50% retracement and 100 hour moving average holds support
A week ago, the NZDUSD closed the week at 0.7360. The stronger US employment report pushed the pair lower on that day. It closed near the lows for the day.
After a hangover Monday rally, the pair continued the fall to the downside, ultimately bottoming just prior to the RBNZ interest rate statement on Wednesday at the 0.7186.
The RBNZ kept rates as per expectations. Gov. Wheeler said that although the currency was overvalued, the economy was "growing at 3.25%" and that they were "projecting it to continue growth at those sorts of rates over the next 2 years".
The less dovish comments, made the NZD the king currency for the next day. The pair extended above the 200 hour MA (green line) for a brief moment, but was then hammered back down. Thursday set the high for the week.
On Friday, more selling sent the pair down to the 100 hour MA (blue line) and the 50% retracement.

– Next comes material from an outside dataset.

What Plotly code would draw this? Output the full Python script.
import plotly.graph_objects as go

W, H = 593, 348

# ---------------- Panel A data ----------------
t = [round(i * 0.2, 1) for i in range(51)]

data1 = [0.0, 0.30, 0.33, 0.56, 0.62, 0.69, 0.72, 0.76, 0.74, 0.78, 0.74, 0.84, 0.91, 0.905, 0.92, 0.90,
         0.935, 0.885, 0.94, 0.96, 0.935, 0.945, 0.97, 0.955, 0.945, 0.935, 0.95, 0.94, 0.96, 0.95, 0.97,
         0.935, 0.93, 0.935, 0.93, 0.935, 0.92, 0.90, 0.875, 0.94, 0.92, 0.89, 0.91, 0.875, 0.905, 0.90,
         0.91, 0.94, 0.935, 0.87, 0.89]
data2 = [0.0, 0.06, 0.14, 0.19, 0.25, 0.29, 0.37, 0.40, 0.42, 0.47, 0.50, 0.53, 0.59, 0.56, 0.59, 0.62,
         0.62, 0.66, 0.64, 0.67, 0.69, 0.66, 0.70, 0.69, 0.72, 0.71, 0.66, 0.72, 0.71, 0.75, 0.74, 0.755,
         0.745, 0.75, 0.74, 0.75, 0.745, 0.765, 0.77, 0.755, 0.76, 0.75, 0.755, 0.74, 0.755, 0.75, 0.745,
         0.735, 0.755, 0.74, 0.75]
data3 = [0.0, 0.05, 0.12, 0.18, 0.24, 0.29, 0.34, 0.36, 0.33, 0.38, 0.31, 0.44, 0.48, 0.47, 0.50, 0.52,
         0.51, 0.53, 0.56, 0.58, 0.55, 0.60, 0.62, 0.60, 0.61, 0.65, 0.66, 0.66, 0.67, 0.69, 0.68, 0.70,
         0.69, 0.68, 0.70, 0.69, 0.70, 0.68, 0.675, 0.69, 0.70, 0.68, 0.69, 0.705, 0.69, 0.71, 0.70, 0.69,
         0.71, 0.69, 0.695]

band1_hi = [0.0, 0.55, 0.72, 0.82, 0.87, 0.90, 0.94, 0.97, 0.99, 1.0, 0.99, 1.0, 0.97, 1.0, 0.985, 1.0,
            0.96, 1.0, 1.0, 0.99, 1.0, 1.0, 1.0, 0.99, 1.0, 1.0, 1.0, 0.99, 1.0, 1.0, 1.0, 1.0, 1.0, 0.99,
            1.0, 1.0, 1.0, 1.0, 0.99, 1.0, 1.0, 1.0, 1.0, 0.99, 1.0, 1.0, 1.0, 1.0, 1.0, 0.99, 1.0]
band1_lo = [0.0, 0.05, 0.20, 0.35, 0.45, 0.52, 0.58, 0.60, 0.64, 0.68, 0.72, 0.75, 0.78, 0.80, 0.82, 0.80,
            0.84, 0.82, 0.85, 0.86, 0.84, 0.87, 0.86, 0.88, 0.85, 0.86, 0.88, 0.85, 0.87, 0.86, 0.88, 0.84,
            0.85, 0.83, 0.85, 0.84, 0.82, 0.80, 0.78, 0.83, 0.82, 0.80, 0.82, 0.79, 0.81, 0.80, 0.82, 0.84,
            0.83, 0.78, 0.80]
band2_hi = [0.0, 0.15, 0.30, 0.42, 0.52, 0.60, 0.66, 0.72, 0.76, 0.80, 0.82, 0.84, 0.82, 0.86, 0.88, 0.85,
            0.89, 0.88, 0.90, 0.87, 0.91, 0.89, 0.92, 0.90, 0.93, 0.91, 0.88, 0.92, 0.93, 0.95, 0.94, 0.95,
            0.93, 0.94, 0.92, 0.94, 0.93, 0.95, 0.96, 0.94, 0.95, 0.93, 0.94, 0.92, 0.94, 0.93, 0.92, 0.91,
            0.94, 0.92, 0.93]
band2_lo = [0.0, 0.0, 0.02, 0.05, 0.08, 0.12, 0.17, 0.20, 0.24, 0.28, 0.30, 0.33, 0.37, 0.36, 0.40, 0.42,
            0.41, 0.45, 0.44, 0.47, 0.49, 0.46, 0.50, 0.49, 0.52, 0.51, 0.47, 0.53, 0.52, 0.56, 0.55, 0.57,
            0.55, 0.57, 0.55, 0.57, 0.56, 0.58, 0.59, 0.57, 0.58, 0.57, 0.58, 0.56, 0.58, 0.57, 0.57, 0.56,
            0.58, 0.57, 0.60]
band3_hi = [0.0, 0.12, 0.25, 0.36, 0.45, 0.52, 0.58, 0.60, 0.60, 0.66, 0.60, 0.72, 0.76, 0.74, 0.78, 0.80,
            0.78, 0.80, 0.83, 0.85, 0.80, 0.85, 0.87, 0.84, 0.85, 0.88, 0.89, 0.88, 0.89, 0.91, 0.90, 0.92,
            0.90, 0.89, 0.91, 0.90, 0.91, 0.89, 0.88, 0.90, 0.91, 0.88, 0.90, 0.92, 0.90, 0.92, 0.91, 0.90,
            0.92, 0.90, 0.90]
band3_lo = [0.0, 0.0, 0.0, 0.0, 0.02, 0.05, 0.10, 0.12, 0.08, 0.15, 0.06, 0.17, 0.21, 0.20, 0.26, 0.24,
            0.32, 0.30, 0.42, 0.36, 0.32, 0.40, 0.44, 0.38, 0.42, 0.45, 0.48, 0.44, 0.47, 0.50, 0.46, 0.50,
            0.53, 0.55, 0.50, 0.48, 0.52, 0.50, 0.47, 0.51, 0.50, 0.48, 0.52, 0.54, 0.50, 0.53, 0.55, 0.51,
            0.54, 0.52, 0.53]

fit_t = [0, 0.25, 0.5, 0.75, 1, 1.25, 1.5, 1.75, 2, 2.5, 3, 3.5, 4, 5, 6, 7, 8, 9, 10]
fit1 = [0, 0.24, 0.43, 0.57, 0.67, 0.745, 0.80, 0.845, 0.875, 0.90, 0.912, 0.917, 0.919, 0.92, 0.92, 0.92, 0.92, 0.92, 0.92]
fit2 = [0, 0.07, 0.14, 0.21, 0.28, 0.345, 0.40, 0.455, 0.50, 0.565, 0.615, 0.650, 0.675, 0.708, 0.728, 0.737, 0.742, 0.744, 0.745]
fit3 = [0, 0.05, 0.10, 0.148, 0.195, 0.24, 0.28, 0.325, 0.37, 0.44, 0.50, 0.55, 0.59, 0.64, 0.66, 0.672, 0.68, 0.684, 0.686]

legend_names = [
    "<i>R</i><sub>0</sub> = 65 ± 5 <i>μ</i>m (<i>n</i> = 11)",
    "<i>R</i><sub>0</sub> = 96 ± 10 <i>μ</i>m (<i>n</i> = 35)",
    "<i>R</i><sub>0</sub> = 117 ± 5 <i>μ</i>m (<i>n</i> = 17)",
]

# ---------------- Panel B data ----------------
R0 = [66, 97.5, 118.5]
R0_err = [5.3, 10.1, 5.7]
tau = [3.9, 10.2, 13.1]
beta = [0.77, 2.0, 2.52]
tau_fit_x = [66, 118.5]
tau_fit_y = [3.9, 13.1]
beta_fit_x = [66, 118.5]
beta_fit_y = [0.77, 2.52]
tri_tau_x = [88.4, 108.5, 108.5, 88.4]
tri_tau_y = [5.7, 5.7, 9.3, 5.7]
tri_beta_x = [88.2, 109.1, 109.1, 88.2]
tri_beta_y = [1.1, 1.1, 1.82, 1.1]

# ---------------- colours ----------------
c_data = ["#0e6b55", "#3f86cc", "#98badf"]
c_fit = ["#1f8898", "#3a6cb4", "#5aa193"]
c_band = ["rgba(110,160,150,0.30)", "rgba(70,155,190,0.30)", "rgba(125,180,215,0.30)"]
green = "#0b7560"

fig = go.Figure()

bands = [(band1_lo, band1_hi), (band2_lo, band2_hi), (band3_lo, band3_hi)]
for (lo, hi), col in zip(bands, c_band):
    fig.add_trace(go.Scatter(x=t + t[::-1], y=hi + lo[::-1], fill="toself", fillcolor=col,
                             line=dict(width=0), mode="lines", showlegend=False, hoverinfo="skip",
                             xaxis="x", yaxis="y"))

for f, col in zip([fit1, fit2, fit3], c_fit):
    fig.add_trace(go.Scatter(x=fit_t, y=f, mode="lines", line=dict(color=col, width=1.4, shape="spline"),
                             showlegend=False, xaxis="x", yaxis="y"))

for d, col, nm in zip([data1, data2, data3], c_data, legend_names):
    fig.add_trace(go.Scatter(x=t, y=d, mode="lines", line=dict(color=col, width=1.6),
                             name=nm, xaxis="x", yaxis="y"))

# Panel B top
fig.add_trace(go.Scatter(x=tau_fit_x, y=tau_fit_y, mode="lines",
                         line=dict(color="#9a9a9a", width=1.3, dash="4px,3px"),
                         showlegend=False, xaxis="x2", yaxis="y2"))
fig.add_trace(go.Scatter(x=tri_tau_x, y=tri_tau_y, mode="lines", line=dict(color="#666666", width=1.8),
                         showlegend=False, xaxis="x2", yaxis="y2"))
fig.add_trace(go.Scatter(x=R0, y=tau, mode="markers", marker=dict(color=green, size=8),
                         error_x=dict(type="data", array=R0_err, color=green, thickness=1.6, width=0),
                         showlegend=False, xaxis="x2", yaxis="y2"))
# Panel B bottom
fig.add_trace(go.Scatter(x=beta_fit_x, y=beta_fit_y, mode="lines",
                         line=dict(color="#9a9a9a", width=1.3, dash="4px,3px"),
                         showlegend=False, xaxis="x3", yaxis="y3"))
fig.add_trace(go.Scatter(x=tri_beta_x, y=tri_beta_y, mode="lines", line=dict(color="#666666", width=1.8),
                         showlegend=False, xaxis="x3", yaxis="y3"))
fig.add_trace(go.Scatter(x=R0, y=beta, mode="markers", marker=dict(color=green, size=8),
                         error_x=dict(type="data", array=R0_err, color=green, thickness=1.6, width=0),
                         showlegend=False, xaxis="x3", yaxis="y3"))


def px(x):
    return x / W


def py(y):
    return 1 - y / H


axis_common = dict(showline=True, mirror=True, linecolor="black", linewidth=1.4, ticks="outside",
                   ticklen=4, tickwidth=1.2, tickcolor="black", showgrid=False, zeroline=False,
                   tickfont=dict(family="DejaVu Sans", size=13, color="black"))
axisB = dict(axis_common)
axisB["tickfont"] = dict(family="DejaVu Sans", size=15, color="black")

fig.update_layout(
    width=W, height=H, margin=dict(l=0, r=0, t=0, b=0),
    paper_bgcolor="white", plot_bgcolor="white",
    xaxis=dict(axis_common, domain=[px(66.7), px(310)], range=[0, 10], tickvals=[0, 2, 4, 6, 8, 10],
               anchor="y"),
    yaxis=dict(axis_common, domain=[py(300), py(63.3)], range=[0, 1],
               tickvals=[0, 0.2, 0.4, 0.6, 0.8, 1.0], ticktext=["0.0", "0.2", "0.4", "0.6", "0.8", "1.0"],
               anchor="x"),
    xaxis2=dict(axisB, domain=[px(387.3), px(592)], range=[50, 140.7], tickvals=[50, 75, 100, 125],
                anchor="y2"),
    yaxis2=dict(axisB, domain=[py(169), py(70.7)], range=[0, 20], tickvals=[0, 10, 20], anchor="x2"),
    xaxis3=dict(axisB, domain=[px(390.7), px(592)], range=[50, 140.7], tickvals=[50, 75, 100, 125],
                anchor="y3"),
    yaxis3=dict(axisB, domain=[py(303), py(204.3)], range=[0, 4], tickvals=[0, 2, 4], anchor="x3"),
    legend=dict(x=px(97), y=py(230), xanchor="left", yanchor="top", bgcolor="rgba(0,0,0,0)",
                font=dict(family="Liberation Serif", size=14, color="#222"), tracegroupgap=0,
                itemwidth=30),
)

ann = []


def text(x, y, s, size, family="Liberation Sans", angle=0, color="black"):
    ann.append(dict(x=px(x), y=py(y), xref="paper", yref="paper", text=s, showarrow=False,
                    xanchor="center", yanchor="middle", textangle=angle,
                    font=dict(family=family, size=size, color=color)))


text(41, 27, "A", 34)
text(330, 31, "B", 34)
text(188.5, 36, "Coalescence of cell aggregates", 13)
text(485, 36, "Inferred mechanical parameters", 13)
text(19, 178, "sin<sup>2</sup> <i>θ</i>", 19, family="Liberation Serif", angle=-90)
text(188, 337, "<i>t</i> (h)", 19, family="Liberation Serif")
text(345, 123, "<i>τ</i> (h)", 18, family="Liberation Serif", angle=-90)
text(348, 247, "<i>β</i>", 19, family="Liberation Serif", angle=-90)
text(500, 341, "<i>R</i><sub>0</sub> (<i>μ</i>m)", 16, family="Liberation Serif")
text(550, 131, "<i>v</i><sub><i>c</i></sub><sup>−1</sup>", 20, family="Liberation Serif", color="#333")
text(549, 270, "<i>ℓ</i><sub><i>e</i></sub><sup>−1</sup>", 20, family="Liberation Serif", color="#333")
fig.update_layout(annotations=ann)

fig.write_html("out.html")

Those levels have stalled the selling. .
For the week, at 0.7319 currently, the price is 40 or so pips lower than last Friday's close (slight bearish).
The 100 hour MA is at 0.7316. The 50% of the weeks range is at 0.73143. From that perspective, we can't get any more neutral.

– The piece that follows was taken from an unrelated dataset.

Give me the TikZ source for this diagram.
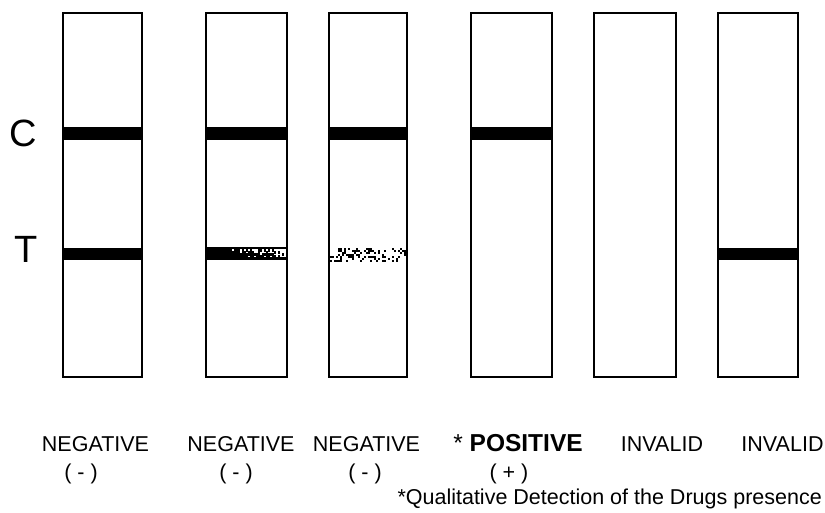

Looking a little further out, the 38.2% of the move up from the 2008 low to the 2011 and 2104 highs (they are nearly identical) comes in at 0.7328 - not that far from the currently level. Again, a fairly neutral level.
Certainly, like Gov Wheeler intimated with regard to rates when he said they could go either way, the market price of the NZDUSD can go either way too. Next week, the bullish and bearish line in the sand will be the 100 hour MA/50% retracement. On the topside, the 200 hour MA (green line) at 0,7400 area will be a level that will need to be broken to solicit more buying.
ON the downside, the 0.7284 (61.8% from the hourly chart) and the lows at 0.71755 and 0.71864 will be eyed.